Yesterday, prior to returning to Prey Sar prison, he acknowledged he had made the post on his personal account but said it was merely “personal expression” and not intended to topple the government.

“I have only expressed my own opinions and ideas, which are guaranteed by the Cambodian Constitution. I did not break the law,” Raiya, also a member of the Khmer Angkor Youth, said.

Further explaining the term “colour revolution”, he said: “I wanted to refer to a non-violent strike, the gathering or meeting of people to hold a non-violent demonstration or strike.

“I had no intention to incite people against the government,” Raiya said. He also said that he felt his arrest set a precedent to crack down on non-violent demonstrators.

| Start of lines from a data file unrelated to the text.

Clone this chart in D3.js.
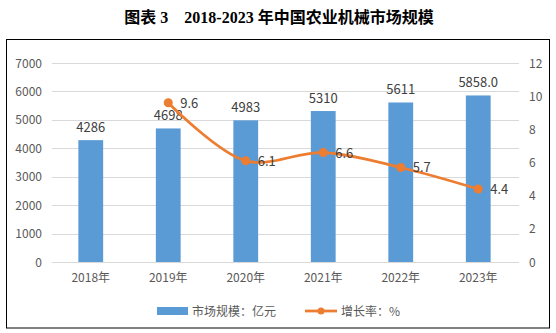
<!DOCTYPE html>
<html><head><meta charset="utf-8">
<script src="https://cdn.jsdelivr.net/npm/d3@7"></script>
<style>
body{margin:0;background:#fff;}
svg{display:block;}
</style></head>
<body>
<script>
const years = ["2018年","2019年","2020年","2021年","2022年","2023年"];
const marketSize = [4286,4698,4983,5310,5611,5858.0];
const marketLabels = ["4286","4698","4983","5310","5611","5858.0"];
const growthYears = ["2019年","2020年","2021年","2022年","2023年"];
const growthRate = [9.6,6.1,6.6,5.7,4.4];
const leftTicks = [0,1000,2000,3000,4000,5000,6000,7000];
const rightTicks = [0,2,4,6,8,10,12];
const title = "图表 3\u00a0\u00a0\u00a0\u00a02018-2023 年中国农业机械市场规模";
const legendLabels = ["市场规模：亿元","增长率：%"];

const W=556,H=333;
const svg=d3.select("body").append("svg").attr("width",W).attr("height",H);
const font="'Noto Sans CJK SC','Noto Sans',sans-serif";
const txt="#595959", blue="#5B9BD5", orange="#ED7D31";

svg.append("text").attr("x",279).attr("y",23).attr("text-anchor","middle")
  .attr("font-family","'Liberation Serif','Noto Sans CJK SC',serif").attr("font-weight","bold")
  .attr("font-size",16).attr("fill","#000").text(title);

svg.append("rect").attr("x",6.5).attr("y",39.5).attr("width",543).attr("height",288.5)
  .attr("fill","none").attr("stroke","#000").attr("stroke-width",1);

const x=d3.scaleBand().domain(years).range([52,517]);
const yL=d3.scaleLinear().domain([0,7000]).range([262,63]);
const yR=d3.scaleLinear().domain([0,12]).range([262,63]);

// gridlines
svg.append("g").selectAll("line").data(leftTicks).join("line")
  .attr("x1",52).attr("x2",519).attr("y1",d=>Math.round(yL(d))+0.5).attr("y2",d=>Math.round(yL(d))+0.5)
  .attr("stroke","#D9D9D9").attr("stroke-width",1);

// left axis labels
svg.append("g").selectAll("text").data(leftTicks).join("text")
  .attr("x",42).attr("y",d=>yL(d)+4.5).attr("text-anchor","end")
  .attr("font-family",font).attr("font-size",12).attr("fill",txt).text(d=>d);
// right axis labels
svg.append("g").selectAll("text").data(rightTicks).join("text")
  .attr("x",529).attr("y",d=>yR(d)+4.5).attr("text-anchor","start")
  .attr("font-family",font).attr("font-size",12).attr("fill",txt).text(d=>d);

// x labels
svg.append("g").selectAll("text").data(years).join("text")
  .attr("x",d=>x(d)+x.bandwidth()/2).attr("y",282).attr("text-anchor","middle")
  .attr("font-family",font).attr("font-size",12).attr("fill",txt).text(d=>d);

// bars
const bw=x.bandwidth()*0.32;
svg.append("g").selectAll("rect").data(years).join("rect")
  .attr("x",(d)=>x(d)+x.bandwidth()/2-bw/2).attr("width",bw)
  .attr("y",(d,i)=>yL(marketSize[i])).attr("height",(d,i)=>yL(0)-yL(marketSize[i]))
  .attr("fill",blue);
svg.append("g").selectAll("text").data(years).join("text")
  .attr("x",d=>x(d)+x.bandwidth()/2).attr("y",(d,i)=>yL(marketSize[i])-8)
  .attr("text-anchor","middle").attr("font-family",font).attr("font-size",13).attr("fill","#404040")
  .text((d,i)=>marketLabels[i]);

// line
const pts=growthYears.map((d,i)=>[x(d)+x.bandwidth()/2,yR(growthRate[i])]);
svg.append("path").attr("d",d3.line().curve(d3.curveCatmullRom.alpha(0.5))(pts))
  .attr("fill","none").attr("stroke",orange).attr("stroke-width",2.75).attr("stroke-linecap","round");
svg.append("g").selectAll("circle").data(pts).join("circle")
  .attr("cx",d=>d[0]).attr("cy",d=>d[1]).attr("r",4.5).attr("fill",orange);
svg.append("g").selectAll("text").data(pts).join("text")
  .attr("x",d=>d[0]+12).attr("y",d=>d[1]+5).attr("font-family",font).attr("font-size",13).attr("fill","#404040")
  .text((d,i)=>growthRate[i].toFixed(1));

// legend
svg.append("rect").attr("x",157).attr("y",307).attr("width",31).attr("height",8).attr("fill",blue);
svg.append("text").attr("x",192).attr("y",316).attr("font-family",font).attr("font-size",12).attr("fill",txt).text(legendLabels[0]);
svg.append("line").attr("x1",305).attr("x2",337).attr("y1",311).attr("y2",311).attr("stroke",orange).attr("stroke-width",2.75);
svg.append("circle").attr("cx",321).attr("cy",311).attr("r",3.5).attr("fill",orange);
svg.append("text").attr("x",341).attr("y",316).attr("font-family",font).attr("font-size",12).attr("fill",txt).text(legendLabels[1]);
</script>
</body></html>
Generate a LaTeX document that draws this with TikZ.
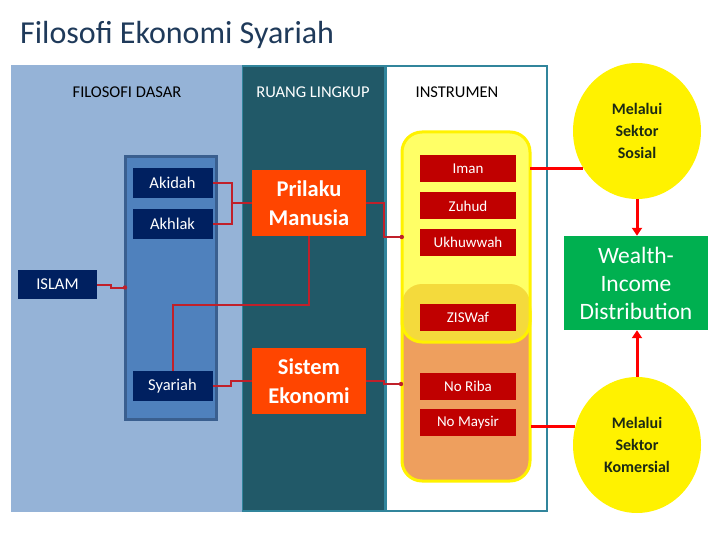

“I think that if the royal government and the court can arrest and sentence me over allegations of using these words of colour revolution, they will also arrest all people who have held non-violent protests or non-violent demonstrations and send them to court for trial, too,” he said.

He said he had asked the investigating judge to release him.

Raiya’s father, 67-year-old Kang Kong of Kampong Cham province’s Kong Meas district, also appealed for his son’s release.

“My son is a good son; he is gentle, diligent and works hard to learn,” Kong said.

“He is a nationalist and loves his country and people. He has only expressed his opinion on his Facebook.”

Raiya’s lawyer, Sam Sokong, said he would submit a bail application next week.

He said his client was an easy target as a poor and politically unconnected student.